§ **REQUIRED WORK**: Identify the line with "Clone this chart in matplotlib."; copy word for word that line and every one after it, to the end of the listing. Exclude pictures.

§ **Dataset excerpt**:
^^^^^^^^^^^^^^^^

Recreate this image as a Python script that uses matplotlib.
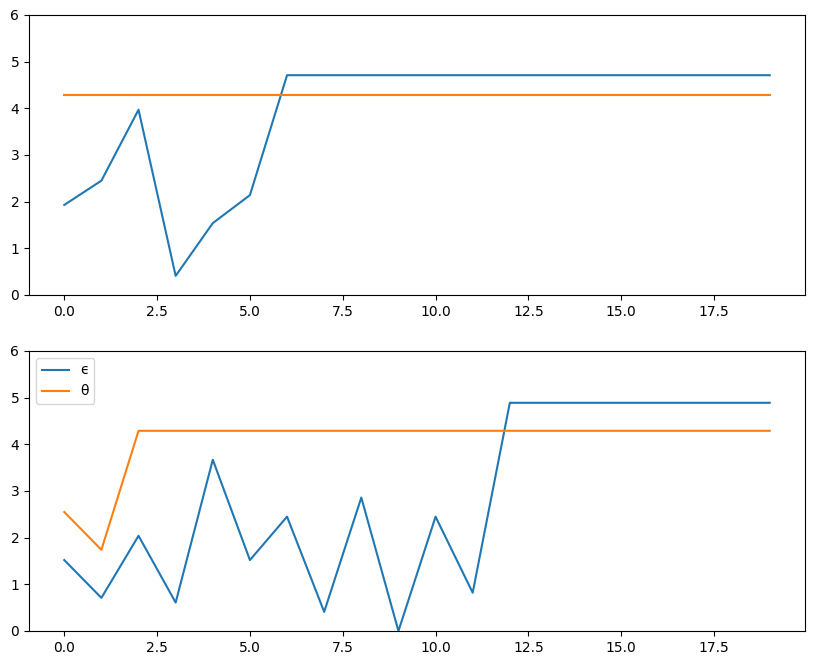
import matplotlib
matplotlib.use("Agg")
import matplotlib.pyplot as plt
import numpy as np

# 数据
steps = np.arange(20)
top_eps = [1.93, 2.45, 3.97, 0.41, 1.54, 2.14] + [4.71] * 14
top_theta = [4.29] * 20
bot_eps = [1.52, 0.71, 2.04, 0.61, 3.67, 1.52, 2.45, 0.41, 2.86, 0.0,
           2.45, 0.82] + [4.89] * 8
bot_theta = [2.55, 1.74] + [4.29] * 18

fig, (ax1, ax2) = plt.subplots(2, 1, figsize=(8.13, 6.65), dpi=100)
fig.subplots_adjust(left=29 / 813, right=805 / 813, top=1 - 15 / 665,
                    bottom=1 - 631 / 665, hspace=0.2)

ax1.plot(steps, top_eps, label="ϵ")
ax1.plot(steps, top_theta, label="θ")
ax1.set_ylim(0, 6)

ax2.plot(steps, bot_eps, label="ϵ")
ax2.plot(steps, bot_theta, label="θ")
ax2.set_ylim(0, 6)
ax2.legend(loc="upper left")

fig.savefig("out.png", dpi=100)
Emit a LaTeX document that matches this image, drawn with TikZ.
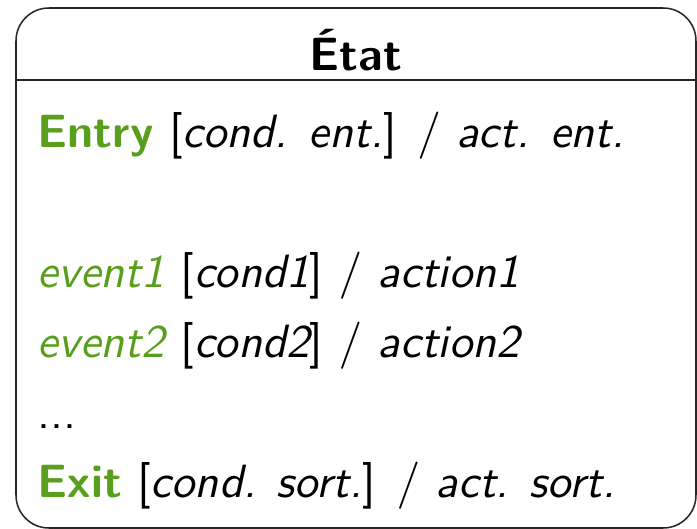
\documentclass[tikz,border=0pt]{standalone}
\usepackage{tikz}
\definecolor{vert}{RGB}{90,158,30}

\begin{document}
\begin{tikzpicture}[x=0.2315pt,y=-0.2315pt]
				\tikzstyle{every node}=[inner sep=0pt,anchor=base west,font=\sffamily\fontsize{10.8}{13}\selectfont]
				\tikzstyle{cadre}=[draw=black!85,line width=0.35pt,rounded corners=7.6pt]
				\useasboundingbox (0,0) rectangle (697,529);
				\draw[cadre] (16,8) rectangle (696,528);
				\draw[draw=black!85,line width=0.35pt] (16,80) -- (696,80);
				\node[anchor=base] (titre) at (356,70) {\bfseries \'Etat};
				\node (entry) at (37,147) {\textcolor{vert}{\bfseries Entry} [{\itshape cond. ent.}] $/$ {\itshape act. ent.}};
				\node (ev1) at (37,287) {\textcolor{vert}{\itshape event1} [{\itshape cond1}] $/$ {\itshape action1}};
				\node (ev2) at (37,357) {\textcolor{vert}{\itshape event2} [{\itshape cond2}] $/$ {\itshape action2}};
				\node (dots) at (37,428) {...};
				\node (exit) at (37,497) {\textcolor{vert}{\bfseries Exit} [{\itshape cond. sort.}] $/$ {\itshape act. sort.}};
\end{tikzpicture}
\end{document}
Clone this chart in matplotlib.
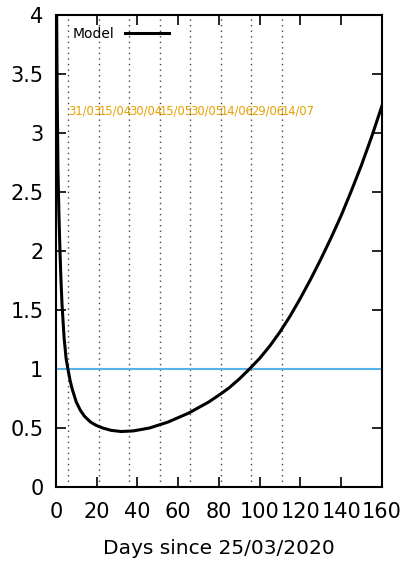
import numpy as np
import matplotlib
matplotlib.use('Agg')
import matplotlib.pyplot as plt

# model curve
days = [0, 0.3, 0.6, 1, 1.5, 2, 2.5, 3, 4, 5, 6, 7, 8, 10, 12, 14, 17, 20, 23, 27,
        32, 38, 46, 55, 65, 75, 81, 85, 90, 95, 100, 105, 110, 115, 120, 125,
        130, 135, 140, 145, 150, 155, 160]
model = [5.5, 4.2, 3.4, 2.7, 2.3, 2.0, 1.75, 1.55, 1.27, 1.09, 0.99, 0.9, 0.83,
         0.72, 0.65, 0.6, 0.55, 0.52, 0.5, 0.48, 0.47, 0.475, 0.5, 0.55, 0.625,
         0.72, 0.79, 0.84, 0.915, 1.0, 1.09, 1.195, 1.315, 1.45, 1.60, 1.76,
         1.93, 2.11, 2.30, 2.51, 2.73, 2.97, 3.23]

# marker dates (days since 25/03/2020)
mark_days = [6, 21, 36, 51, 66, 81, 96, 111]
mark_labels = ['31/03', '15/04', '30/04', '15/05', '30/05', '14/06', '29/06', '14/07']

xticks = [0, 20, 40, 60, 80, 100, 120, 140, 160]
yticks = [0, 0.5, 1, 1.5, 2, 2.5, 3, 3.5, 4]
ytick_labels = ['0', '0.5', '1', '1.5', '2', '2.5', '3', '3.5', '4']

fig = plt.figure(figsize=(4.08, 5.61), dpi=100)
ax = fig.add_axes([0.137, 0.132, 0.799, 0.841])

for d, lab in zip(mark_days, mark_labels):
    ax.axvline(d, color='#444444', lw=1.0, ls=(0, (1, 3)), zorder=1)
    ax.text(d, 3.19, lab, color='#E69F00', fontsize=8.3, ha='left', va='center')

ax.axhline(1, color='#56B4E9', lw=1.5, zorder=2)
ax.plot(days, model, color='k', lw=2.2, label='Model', zorder=3)

ax.set_xlim(0, 160)
ax.set_ylim(0, 4)
ax.set_xticks(xticks)
ax.set_xticklabels([str(t) for t in xticks])
ax.set_yticks(yticks)
ax.set_yticklabels(ytick_labels)
ax.tick_params(direction='in', length=7, width=1.2, top=True, right=True,
               labelsize=15, pad=9)
ax.tick_params(axis='x', pad=11)
for s in ax.spines.values():
    s.set_linewidth(1.5)

ax.set_xlabel('Days since 25/03/2020', fontsize=14.5, labelpad=12)

ax.legend(loc='upper left', frameon=False, markerfirst=False, fontsize=10,
          handlelength=3.2, borderaxespad=0.3, bbox_to_anchor=(0.02, 0.995))

fig.savefig('out.png', dpi=100)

^^^^^^^^^^^^^^^^

§ **ANSWER TO THE PROBLEM**:
Clone this chart in matplotlib.
import numpy as np
import matplotlib
matplotlib.use('Agg')
import matplotlib.pyplot as plt

# model curve
days = [0, 0.3, 0.6, 1, 1.5, 2, 2.5, 3, 4, 5, 6, 7, 8, 10, 12, 14, 17, 20, 23, 27,
        32, 38, 46, 55, 65, 75, 81, 85, 90, 95, 100, 105, 110, 115, 120, 125,
        130, 135, 140, 145, 150, 155, 160]
model = [5.5, 4.2, 3.4, 2.7, 2.3, 2.0, 1.75, 1.55, 1.27, 1.09, 0.99, 0.9, 0.83,
         0.72, 0.65, 0.6, 0.55, 0.52, 0.5, 0.48, 0.47, 0.475, 0.5, 0.55, 0.625,
         0.72, 0.79, 0.84, 0.915, 1.0, 1.09, 1.195, 1.315, 1.45, 1.60, 1.76,
         1.93, 2.11, 2.30, 2.51, 2.73, 2.97, 3.23]

# marker dates (days since 25/03/2020)
mark_days = [6, 21, 36, 51, 66, 81, 96, 111]
mark_labels = ['31/03', '15/04', '30/04', '15/05', '30/05', '14/06', '29/06', '14/07']

xticks = [0, 20, 40, 60, 80, 100, 120, 140, 160]
yticks = [0, 0.5, 1, 1.5, 2, 2.5, 3, 3.5, 4]
ytick_labels = ['0', '0.5', '1', '1.5', '2', '2.5', '3', '3.5', '4']

fig = plt.figure(figsize=(4.08, 5.61), dpi=100)
ax = fig.add_axes([0.137, 0.132, 0.799, 0.841])

for d, lab in zip(mark_days, mark_labels):
    ax.axvline(d, color='#444444', lw=1.0, ls=(0, (1, 3)), zorder=1)
    ax.text(d, 3.19, lab, color='#E69F00', fontsize=8.3, ha='left', va='center')

ax.axhline(1, color='#56B4E9', lw=1.5, zorder=2)
ax.plot(days, model, color='k', lw=2.2, label='Model', zorder=3)

ax.set_xlim(0, 160)
ax.set_ylim(0, 4)
ax.set_xticks(xticks)
ax.set_xticklabels([str(t) for t in xticks])
ax.set_yticks(yticks)
ax.set_yticklabels(ytick_labels)
ax.tick_params(direction='in', length=7, width=1.2, top=True, right=True,
               labelsize=15, pad=9)
ax.tick_params(axis='x', pad=11)
for s in ax.spines.values():
    s.set_linewidth(1.5)

ax.set_xlabel('Days since 25/03/2020', fontsize=14.5, labelpad=12)

ax.legend(loc='upper left', frameon=False, markerfirst=False, fontsize=10,
          handlelength=3.2, borderaxespad=0.3, bbox_to_anchor=(0.02, 0.995))

fig.savefig('out.png', dpi=100)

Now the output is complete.